● What the exercise asks
The listing below begins with the first line you should copy; stop after the line containing "from matplotlib.patches import Patch", and drop every picture.

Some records
****

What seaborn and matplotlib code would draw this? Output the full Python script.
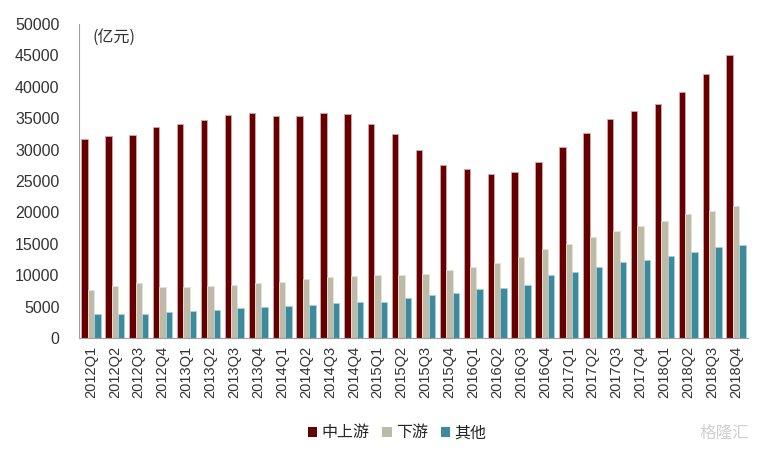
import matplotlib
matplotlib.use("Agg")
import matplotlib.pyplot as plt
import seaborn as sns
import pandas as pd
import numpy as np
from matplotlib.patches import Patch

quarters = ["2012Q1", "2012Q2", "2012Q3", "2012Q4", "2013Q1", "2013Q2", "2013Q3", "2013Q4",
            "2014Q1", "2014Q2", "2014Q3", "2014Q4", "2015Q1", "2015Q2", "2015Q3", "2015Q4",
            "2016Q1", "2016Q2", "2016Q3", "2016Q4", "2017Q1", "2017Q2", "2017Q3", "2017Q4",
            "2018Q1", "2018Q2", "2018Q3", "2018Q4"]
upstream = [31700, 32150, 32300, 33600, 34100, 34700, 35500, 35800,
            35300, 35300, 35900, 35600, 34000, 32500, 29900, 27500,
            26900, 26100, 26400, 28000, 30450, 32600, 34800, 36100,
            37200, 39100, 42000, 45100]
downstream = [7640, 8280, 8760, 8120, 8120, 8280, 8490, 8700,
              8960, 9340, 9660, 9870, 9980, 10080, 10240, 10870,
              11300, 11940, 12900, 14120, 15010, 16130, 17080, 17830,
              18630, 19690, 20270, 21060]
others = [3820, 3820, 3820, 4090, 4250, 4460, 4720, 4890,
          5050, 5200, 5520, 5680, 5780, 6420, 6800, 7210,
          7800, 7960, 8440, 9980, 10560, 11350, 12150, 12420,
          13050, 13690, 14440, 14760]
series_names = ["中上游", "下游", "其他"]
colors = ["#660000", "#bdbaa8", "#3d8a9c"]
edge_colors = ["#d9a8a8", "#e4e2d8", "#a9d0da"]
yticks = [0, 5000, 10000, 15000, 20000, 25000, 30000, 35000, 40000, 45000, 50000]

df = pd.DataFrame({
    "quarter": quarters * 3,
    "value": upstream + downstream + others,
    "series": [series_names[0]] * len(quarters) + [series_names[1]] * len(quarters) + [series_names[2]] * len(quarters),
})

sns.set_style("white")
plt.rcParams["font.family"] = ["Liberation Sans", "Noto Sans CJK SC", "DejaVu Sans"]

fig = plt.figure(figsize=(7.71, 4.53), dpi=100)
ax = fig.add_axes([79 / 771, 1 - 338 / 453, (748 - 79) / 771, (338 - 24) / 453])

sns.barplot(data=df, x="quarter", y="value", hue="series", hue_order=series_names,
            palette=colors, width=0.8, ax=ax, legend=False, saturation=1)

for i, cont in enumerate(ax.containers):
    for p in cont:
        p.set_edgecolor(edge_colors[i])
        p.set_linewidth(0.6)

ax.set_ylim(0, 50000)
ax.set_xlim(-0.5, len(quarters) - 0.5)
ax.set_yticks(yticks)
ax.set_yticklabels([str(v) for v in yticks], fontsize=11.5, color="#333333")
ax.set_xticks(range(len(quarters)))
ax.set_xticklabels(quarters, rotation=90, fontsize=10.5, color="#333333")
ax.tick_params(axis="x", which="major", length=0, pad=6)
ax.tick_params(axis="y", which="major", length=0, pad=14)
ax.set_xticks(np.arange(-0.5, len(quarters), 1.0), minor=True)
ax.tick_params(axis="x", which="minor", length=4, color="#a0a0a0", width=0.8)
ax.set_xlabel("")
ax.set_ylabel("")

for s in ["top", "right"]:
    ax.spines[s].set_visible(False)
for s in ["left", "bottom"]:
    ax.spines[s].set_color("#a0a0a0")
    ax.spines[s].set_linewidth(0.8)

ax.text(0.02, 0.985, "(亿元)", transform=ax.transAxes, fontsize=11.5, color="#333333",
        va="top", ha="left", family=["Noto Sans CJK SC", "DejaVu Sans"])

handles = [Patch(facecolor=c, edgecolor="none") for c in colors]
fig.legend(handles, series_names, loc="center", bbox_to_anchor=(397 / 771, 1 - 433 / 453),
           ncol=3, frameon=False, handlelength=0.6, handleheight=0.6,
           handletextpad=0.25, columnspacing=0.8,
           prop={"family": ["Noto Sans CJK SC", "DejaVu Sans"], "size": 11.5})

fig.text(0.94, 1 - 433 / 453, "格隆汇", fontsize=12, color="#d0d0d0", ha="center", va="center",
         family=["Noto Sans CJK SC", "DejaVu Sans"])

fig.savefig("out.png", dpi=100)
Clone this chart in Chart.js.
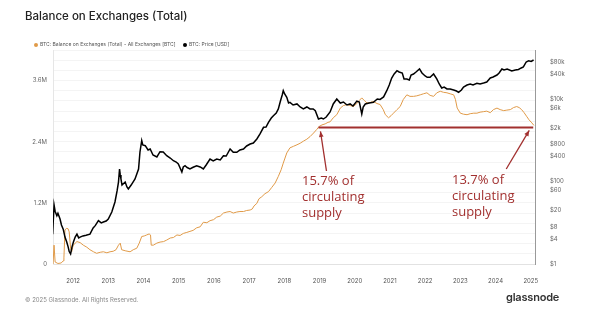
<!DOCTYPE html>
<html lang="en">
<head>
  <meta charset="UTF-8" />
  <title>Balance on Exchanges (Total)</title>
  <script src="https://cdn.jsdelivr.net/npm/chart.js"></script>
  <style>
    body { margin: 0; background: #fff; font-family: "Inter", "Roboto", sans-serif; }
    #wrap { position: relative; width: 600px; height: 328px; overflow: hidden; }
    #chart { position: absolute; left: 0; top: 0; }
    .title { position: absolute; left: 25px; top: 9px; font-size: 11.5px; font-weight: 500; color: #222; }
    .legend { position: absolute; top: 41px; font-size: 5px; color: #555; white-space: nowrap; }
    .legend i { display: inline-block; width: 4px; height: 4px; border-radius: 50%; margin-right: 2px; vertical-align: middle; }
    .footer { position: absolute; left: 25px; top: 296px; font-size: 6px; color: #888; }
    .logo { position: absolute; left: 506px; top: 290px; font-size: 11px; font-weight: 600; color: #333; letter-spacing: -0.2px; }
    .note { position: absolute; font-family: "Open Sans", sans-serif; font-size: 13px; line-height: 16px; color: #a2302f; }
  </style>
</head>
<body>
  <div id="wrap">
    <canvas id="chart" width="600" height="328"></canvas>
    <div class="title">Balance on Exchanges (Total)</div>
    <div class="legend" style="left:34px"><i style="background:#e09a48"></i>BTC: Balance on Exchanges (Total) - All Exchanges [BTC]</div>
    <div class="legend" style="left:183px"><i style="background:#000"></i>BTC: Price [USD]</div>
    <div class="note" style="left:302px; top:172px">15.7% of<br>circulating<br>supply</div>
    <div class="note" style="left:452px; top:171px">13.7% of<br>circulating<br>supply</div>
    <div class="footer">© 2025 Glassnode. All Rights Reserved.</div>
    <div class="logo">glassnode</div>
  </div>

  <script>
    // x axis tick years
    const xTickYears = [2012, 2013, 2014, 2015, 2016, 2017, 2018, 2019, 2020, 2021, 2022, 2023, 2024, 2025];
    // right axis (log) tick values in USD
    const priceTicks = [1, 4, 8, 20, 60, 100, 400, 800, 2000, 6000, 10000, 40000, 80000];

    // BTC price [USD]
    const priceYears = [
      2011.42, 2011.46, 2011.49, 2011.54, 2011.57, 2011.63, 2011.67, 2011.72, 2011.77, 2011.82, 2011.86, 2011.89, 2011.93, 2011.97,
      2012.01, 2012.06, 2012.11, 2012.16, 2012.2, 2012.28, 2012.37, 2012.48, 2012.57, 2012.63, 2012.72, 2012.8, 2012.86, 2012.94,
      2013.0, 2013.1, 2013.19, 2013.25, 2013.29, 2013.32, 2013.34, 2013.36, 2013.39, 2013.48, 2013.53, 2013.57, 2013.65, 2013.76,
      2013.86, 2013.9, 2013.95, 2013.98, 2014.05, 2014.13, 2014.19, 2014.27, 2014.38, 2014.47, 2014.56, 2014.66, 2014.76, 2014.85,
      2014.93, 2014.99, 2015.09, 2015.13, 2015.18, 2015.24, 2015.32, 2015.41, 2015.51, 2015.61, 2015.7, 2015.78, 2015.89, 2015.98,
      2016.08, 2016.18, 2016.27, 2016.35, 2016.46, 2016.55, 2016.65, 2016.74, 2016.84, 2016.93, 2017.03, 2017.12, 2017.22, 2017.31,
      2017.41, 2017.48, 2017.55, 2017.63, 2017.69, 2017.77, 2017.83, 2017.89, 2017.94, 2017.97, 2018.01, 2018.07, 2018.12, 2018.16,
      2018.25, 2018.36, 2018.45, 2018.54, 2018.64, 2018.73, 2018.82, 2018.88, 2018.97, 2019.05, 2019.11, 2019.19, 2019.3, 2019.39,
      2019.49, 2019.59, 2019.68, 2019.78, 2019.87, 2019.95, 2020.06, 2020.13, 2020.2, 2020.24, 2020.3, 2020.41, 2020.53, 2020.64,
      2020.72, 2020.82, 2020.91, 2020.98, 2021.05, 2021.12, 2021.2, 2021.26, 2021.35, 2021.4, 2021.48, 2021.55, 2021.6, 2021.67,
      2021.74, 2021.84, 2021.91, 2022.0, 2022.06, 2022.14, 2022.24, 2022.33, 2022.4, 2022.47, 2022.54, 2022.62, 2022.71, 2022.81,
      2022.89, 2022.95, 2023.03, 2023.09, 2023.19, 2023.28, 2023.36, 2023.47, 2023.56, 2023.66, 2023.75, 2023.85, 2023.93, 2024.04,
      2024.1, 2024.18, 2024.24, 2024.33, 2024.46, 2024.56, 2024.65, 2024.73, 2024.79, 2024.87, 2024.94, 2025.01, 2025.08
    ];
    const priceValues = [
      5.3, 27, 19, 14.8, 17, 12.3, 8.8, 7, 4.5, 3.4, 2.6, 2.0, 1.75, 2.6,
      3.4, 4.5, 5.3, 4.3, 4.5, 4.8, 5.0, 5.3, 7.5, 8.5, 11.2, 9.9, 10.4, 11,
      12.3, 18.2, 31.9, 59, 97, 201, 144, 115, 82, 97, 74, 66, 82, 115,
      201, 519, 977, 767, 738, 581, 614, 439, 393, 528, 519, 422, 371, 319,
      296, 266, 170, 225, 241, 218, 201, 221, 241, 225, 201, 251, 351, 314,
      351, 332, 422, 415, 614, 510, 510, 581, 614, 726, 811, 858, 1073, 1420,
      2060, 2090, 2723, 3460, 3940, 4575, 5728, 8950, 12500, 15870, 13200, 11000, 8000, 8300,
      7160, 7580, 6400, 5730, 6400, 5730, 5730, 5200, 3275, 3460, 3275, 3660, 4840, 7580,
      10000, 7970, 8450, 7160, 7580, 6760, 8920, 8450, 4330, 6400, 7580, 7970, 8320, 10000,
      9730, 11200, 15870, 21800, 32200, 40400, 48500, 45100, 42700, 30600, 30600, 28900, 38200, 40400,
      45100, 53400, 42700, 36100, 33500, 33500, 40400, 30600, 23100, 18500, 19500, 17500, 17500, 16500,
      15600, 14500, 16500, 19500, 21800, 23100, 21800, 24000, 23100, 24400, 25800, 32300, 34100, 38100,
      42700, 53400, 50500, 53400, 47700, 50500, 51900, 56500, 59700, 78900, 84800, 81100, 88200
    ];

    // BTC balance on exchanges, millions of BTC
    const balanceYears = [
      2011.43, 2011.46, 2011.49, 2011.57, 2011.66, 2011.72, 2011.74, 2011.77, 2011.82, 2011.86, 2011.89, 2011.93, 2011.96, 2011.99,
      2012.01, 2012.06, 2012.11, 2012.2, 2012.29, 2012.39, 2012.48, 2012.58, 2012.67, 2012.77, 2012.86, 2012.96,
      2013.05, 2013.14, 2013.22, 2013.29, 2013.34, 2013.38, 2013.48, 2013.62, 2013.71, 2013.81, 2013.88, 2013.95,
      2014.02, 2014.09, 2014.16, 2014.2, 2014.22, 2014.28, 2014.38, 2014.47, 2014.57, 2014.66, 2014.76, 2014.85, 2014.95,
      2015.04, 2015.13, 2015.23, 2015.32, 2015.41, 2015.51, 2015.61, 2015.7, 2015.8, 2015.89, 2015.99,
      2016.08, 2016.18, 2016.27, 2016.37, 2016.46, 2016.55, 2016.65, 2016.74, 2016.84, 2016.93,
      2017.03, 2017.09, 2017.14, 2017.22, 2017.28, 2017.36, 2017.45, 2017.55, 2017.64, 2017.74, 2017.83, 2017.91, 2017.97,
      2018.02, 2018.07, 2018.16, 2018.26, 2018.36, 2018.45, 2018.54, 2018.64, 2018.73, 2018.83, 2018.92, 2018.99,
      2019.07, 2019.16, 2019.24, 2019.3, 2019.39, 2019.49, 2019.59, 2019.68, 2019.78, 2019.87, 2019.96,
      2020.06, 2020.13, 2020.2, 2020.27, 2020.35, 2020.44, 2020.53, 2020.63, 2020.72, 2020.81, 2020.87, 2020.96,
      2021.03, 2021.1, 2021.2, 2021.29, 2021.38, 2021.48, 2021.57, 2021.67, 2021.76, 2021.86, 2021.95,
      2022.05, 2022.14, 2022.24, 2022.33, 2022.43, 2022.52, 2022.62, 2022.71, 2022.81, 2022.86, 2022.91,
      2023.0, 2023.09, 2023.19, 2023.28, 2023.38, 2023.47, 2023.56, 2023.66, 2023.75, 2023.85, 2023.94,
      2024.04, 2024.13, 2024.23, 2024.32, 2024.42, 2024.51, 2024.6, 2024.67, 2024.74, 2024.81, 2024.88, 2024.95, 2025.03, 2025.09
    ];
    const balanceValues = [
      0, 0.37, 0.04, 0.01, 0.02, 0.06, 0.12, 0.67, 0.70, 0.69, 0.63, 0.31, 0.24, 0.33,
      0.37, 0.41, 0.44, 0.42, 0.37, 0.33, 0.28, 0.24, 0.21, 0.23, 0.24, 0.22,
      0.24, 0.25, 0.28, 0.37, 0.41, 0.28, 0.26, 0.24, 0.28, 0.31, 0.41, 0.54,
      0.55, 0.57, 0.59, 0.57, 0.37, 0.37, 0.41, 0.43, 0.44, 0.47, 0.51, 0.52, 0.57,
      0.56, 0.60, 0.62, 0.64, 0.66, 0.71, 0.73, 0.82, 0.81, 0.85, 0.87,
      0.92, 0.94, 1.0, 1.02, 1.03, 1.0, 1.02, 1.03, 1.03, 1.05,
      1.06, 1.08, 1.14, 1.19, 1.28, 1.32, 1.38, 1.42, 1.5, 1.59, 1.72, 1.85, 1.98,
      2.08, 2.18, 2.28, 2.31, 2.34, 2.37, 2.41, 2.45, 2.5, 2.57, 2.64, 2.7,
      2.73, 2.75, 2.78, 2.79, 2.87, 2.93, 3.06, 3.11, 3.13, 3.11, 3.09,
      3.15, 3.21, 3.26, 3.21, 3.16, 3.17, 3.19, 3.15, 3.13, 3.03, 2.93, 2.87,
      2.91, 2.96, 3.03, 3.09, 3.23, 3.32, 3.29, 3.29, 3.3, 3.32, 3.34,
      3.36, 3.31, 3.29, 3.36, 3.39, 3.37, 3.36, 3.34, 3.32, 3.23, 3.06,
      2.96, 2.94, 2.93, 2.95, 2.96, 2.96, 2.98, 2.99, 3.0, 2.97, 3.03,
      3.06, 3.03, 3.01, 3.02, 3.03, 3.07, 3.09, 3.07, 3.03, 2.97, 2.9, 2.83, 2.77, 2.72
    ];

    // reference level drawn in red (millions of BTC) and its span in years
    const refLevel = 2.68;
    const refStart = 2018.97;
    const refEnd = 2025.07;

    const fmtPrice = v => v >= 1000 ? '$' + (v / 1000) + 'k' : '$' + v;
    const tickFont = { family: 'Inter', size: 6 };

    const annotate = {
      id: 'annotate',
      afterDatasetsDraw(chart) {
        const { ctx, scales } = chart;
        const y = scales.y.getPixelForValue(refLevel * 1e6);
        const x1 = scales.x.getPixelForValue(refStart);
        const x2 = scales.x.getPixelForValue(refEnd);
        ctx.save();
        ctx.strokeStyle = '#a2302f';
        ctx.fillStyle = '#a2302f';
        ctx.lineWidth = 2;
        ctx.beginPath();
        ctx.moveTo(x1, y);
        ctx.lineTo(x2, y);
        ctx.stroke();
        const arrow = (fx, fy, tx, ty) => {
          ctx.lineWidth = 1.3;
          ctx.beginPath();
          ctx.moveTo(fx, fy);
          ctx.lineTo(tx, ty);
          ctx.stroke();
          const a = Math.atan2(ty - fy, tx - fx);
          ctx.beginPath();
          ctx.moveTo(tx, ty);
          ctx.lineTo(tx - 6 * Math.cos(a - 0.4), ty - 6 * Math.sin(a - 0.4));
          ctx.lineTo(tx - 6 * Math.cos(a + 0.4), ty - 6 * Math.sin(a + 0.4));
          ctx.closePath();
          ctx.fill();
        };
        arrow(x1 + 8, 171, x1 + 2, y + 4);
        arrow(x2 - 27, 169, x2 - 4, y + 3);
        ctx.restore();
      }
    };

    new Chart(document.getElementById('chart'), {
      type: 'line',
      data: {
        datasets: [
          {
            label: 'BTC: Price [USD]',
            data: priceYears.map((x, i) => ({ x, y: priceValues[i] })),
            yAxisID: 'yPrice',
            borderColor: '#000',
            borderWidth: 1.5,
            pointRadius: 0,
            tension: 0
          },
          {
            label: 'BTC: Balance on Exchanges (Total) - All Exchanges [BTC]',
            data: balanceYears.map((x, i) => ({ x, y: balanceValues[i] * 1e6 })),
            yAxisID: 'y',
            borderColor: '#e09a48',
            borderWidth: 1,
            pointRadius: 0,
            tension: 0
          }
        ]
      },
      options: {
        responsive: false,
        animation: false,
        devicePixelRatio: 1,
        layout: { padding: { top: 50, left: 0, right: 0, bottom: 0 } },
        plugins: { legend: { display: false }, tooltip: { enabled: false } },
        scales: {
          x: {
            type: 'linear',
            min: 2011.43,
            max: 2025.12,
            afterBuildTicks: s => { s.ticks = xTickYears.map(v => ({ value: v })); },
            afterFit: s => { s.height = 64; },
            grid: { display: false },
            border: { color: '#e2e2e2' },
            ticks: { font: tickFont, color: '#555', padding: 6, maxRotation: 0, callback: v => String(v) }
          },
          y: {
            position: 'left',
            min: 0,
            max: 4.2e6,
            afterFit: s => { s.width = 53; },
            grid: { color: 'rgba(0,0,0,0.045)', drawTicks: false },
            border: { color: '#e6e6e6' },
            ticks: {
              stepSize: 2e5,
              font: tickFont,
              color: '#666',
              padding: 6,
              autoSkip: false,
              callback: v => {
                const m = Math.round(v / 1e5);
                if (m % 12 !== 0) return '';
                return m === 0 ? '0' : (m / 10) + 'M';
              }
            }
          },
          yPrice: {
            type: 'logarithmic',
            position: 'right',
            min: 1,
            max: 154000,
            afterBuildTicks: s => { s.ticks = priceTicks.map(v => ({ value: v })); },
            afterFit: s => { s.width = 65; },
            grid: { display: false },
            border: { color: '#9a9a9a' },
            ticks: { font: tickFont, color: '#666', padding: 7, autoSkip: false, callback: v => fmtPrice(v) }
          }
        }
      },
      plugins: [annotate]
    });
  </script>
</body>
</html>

****

● Response
What seaborn and matplotlib code would draw this? Output the full Python script.
import matplotlib
matplotlib.use("Agg")
import matplotlib.pyplot as plt
import seaborn as sns
import pandas as pd
import numpy as np
from matplotlib.patches import Patch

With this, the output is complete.